The beans vary, as far as shell and kernel are concerned, according to the mode of preparation on the plantations and the structure of the soil from which they spring. Many which were formerly universally esteemed are now no longer preferred because the soil in the meantime has been worked out; and many are now described under different marks. Yet particular characteristics still continue; there are mild and strong sorts, smooth and shrivelled varieties which look as though they have been washed, and others black like the Cameroon bean. All are offered as Fine Thomas, and enjoy an immense popularity.

Good medium Thomas is the commercial designation of those cacaos hailing from small plantations which have undergone a scarcely sufficient preparation owing to the lack of proper apparatus, and which are always interspersed with black or sham beans. In so far as these are delivered from large plantations, they generally owe their origin to overripe fruit, probably overlooked in the gathering season; or fruits bitten by the rats which infest this island may also contribute such beans. Almost all these inferior cacaos are sorted in the Lisbon custom-houses, and thinned down to the quality “Medium Thomas” free from objection or “Good Medium Thomas The two months of the Summer harvest, July and August, supply a somewhat better variety of cacao, known in commerce as “Pajol”, i.e. literally, “Hailing from the country”, which generally fetches a rather higher price. During the Winter harvest from November to February the medium St. Thomas varieties come on the market, but not before the beginning of the year, as previous to that point of time only the regular harvest of Fine St. Thomas comes into consideration. All attempts on the part of consumers to effect an improvement in the quality of the medium varieties have unfortunately hitherto proved abortive, for they are regarded as by-produce on the larger estates, and the small ones do not possess the apparatus necessary for a thorough preparation. Then again it is seen that these inferior sorts are taken off the market at very reasonable prices.
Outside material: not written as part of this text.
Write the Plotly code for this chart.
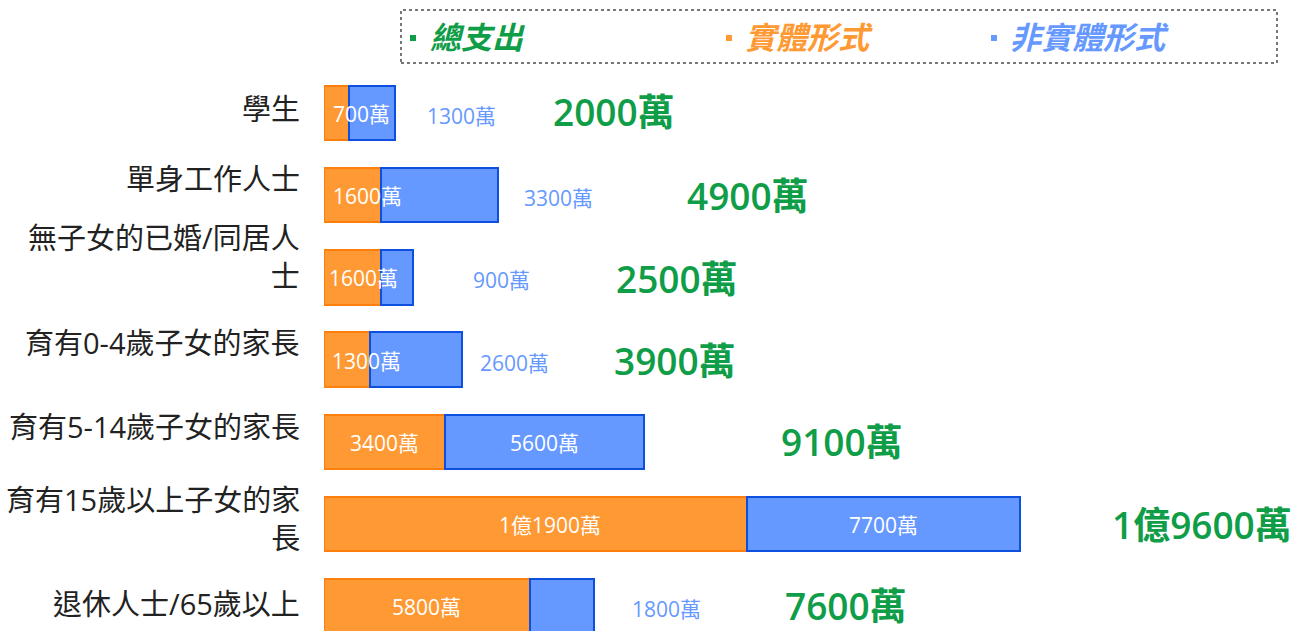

Fernando Po, a mountainous island, situated immediately off Cameroon, may be regarded as a source of supply for the Motherland, Spain, and only as such, for its yearly output of 2500 tons need fear no competition, thanks to the excessive tariffs laid on the produce of other lands here. The qualities here are inferior to those from St. Thomas and Cameroon, chiefly because most plantation are in the hands of blacks and consequently not well managed.

German East Africa, Madagascar, Mayotta (Comoren) and Réunion with their dwarfish yield are only worthy of passing mention.